Why are you making this about heliocentrism and geocentrism when it's about RE and FE? Geocentrism and FET are not remotely the same thing.
Yes or no!
I answered. The problem is you had a pretty clear example of a leading question, hence needing to clarify. Stop ignoring everything anyone else says just because you want to disagree with it.
But, yes, you should be prepared to debate all things relevant to the workings of the Earth, Sun, moon, planets etc. Shocker, that includes principles and phenomenon that are also relevant elsewhere.
That doesn't follow, that's what I'm saying. 'Experimentally verified' is not the same thing as '100% true.' It just means we haven't found anything at odds with it in local space; it also doesn't preclude something entirely different explaining all the same things and more. Thus if what should be the same application of those same laws doesn't work, that is a good indication that our understanding is incomplete. That's why people like talking about things like the transit of Venus, something that wasn't fully understood until Einstein came along and demonstrated that we needed to rethink our understanding of some things.
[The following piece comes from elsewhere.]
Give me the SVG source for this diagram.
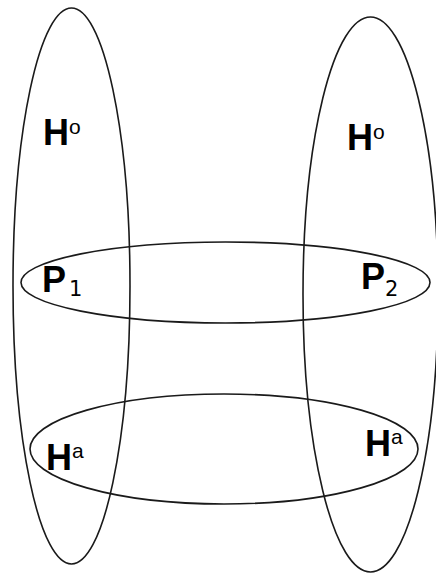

The problem is that the FE/RE debate isn't just based on one thing but you're treating this as if it's the sum total of what's offered. They'll use arguments like this to demonstrate scientific understanding does need to be refined, and they'll propose alternative physical laws that they claim answers the problem. But that goes in conjunction with dismissing the arguments you'd use to claim FET is too big a change/too unreasonable.
You can kind of view it as two steps. The first step is arguing against supposed disproofs, making a model in line with all observations, whether or not you believe they've done that. Then the question of whether FET has more explanatory power is plainly incredibly relevant, and their claim is that it does because RET can't fully deal with all of mdoern cosmology, and the important thing here is that to an FEer the first step at the very least has already been achieved, that's why they're an FEer, of course they're now concerned with the second.
REers being able to explain seeming contradictions with, at the very least, hypotheses is something I'd argue is good advice regardless.
The fact RET is incomplete is not some glaring flaw you need to cover up like an insecure teenager on a first date. All science is incomplete, that's what makes it science. Persisting in this misrepresentation of the facts encourages the idea that the unknowns are actually a problem when they're
not, stop peddling this anti-scientific pandering attitude and grow up. RET can take honest scrutiny.